**What you have to do**
The line holding "266, 273, 280]" is the last one to output; start at the first line of the data, keep every line in between exactly, and leave out pictures.

**Source excerpt**
-------

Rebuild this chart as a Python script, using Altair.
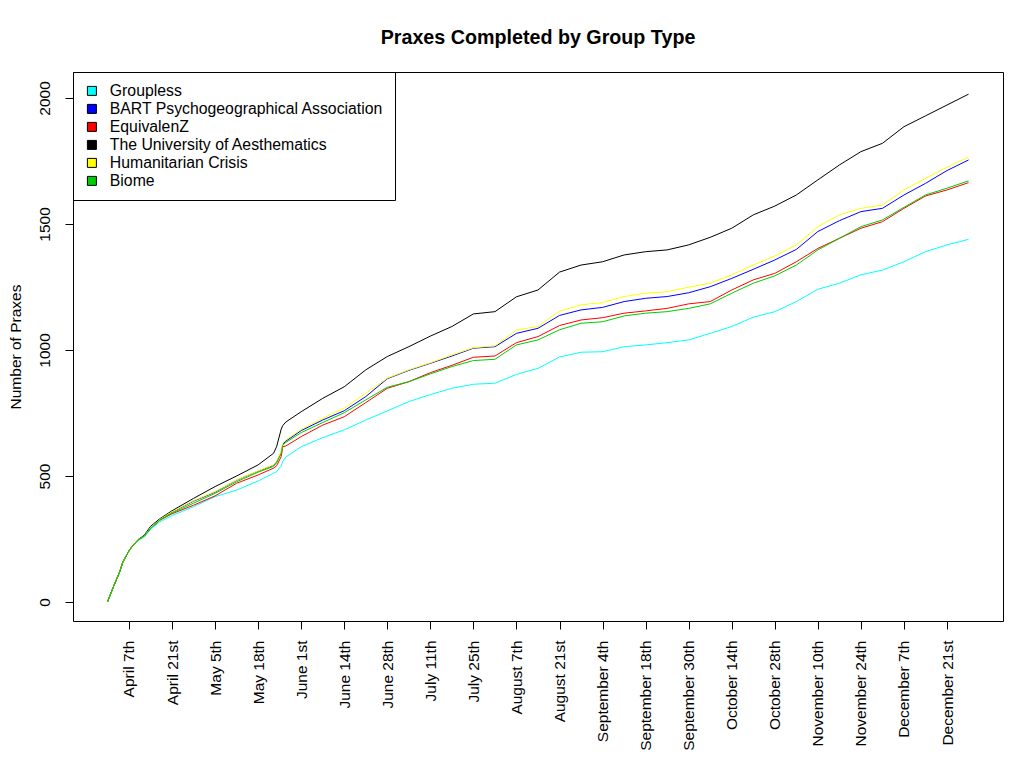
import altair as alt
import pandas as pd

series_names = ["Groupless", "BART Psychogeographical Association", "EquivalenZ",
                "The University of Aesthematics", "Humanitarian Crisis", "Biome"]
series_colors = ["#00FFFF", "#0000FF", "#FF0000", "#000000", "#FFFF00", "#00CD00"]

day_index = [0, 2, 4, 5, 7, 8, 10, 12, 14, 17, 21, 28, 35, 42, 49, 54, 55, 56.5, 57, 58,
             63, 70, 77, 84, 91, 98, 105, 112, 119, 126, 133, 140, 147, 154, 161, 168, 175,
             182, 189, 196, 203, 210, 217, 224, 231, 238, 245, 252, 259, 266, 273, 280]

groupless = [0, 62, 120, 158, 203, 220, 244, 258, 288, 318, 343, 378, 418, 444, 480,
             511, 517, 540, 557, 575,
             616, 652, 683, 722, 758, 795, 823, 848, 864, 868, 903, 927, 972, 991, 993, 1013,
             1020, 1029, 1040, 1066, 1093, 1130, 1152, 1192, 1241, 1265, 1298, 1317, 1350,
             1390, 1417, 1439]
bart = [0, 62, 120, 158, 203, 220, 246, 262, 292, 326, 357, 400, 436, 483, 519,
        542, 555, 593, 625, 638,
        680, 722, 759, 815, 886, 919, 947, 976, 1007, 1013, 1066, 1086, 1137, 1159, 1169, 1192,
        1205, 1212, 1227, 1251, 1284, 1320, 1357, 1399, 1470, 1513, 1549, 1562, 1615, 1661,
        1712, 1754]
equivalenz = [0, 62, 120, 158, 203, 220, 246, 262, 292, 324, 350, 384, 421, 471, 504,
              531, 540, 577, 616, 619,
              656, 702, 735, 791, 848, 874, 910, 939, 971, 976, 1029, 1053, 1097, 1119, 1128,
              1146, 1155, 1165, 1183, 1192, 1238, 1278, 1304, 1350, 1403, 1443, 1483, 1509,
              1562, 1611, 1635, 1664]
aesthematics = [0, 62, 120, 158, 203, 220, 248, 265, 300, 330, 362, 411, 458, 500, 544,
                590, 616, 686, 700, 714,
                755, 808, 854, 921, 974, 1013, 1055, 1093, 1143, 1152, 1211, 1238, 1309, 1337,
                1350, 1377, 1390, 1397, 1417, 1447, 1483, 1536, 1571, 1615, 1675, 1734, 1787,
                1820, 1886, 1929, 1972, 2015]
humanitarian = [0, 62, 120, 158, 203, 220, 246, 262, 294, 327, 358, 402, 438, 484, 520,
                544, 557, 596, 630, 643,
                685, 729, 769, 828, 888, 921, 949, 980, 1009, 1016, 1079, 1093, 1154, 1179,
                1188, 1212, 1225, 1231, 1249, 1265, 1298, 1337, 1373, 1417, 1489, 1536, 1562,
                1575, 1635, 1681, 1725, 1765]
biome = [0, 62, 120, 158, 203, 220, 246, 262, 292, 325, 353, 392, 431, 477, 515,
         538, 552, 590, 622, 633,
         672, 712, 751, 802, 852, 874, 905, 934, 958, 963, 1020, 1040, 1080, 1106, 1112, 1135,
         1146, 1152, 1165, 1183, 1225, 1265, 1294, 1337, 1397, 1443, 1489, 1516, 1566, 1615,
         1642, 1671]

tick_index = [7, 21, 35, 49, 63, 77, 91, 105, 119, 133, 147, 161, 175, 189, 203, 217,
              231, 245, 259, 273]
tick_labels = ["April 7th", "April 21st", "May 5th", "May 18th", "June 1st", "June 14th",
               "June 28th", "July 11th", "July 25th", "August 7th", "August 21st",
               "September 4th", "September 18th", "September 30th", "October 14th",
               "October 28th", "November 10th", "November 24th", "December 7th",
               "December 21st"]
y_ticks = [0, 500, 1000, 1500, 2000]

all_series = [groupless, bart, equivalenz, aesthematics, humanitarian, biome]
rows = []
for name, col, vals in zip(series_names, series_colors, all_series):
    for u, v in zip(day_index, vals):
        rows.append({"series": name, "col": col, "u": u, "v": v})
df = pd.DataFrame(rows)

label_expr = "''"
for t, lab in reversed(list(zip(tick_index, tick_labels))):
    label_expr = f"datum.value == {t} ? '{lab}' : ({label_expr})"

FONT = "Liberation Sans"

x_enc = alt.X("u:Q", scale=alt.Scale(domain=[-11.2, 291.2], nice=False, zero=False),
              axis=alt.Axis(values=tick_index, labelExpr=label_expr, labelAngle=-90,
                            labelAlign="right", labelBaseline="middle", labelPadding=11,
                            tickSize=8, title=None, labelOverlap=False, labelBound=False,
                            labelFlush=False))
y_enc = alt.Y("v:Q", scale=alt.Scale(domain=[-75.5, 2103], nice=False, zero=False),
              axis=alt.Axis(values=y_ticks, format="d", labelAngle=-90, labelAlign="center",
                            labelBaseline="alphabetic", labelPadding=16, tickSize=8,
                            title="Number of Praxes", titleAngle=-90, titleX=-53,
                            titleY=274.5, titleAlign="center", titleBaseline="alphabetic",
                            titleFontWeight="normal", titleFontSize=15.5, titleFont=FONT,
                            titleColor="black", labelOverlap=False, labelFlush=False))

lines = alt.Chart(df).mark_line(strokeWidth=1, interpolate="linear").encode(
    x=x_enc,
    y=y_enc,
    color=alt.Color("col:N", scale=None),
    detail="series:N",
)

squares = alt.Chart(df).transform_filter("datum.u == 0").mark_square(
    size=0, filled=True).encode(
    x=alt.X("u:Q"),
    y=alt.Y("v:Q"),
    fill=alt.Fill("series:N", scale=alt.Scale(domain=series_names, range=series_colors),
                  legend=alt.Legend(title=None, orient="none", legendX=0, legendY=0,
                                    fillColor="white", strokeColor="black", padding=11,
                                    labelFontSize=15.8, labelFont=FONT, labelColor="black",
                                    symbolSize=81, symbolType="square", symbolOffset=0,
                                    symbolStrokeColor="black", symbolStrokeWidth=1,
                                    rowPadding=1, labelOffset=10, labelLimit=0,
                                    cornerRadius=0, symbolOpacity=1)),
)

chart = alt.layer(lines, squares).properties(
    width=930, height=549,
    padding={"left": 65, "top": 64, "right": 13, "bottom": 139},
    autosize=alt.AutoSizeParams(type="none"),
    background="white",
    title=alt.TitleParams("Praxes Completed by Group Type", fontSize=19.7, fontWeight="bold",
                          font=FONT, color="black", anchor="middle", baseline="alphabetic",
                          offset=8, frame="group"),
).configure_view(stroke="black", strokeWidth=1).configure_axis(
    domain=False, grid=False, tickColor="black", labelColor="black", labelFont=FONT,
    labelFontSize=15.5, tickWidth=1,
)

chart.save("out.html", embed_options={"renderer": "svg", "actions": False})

-------

**Result for this exercise**
Rebuild this chart as a Python script, using Altair.
import altair as alt
import pandas as pd

series_names = ["Groupless", "BART Psychogeographical Association", "EquivalenZ",
                "The University of Aesthematics", "Humanitarian Crisis", "Biome"]
series_colors = ["#00FFFF", "#0000FF", "#FF0000", "#000000", "#FFFF00", "#00CD00"]

day_index = [0, 2, 4, 5, 7, 8, 10, 12, 14, 17, 21, 28, 35, 42, 49, 54, 55, 56.5, 57, 58,
             63, 70, 77, 84, 91, 98, 105, 112, 119, 126, 133, 140, 147, 154, 161, 168, 175,
             182, 189, 196, 203, 210, 217, 224, 231, 238, 245, 252, 259, 266, 273, 280]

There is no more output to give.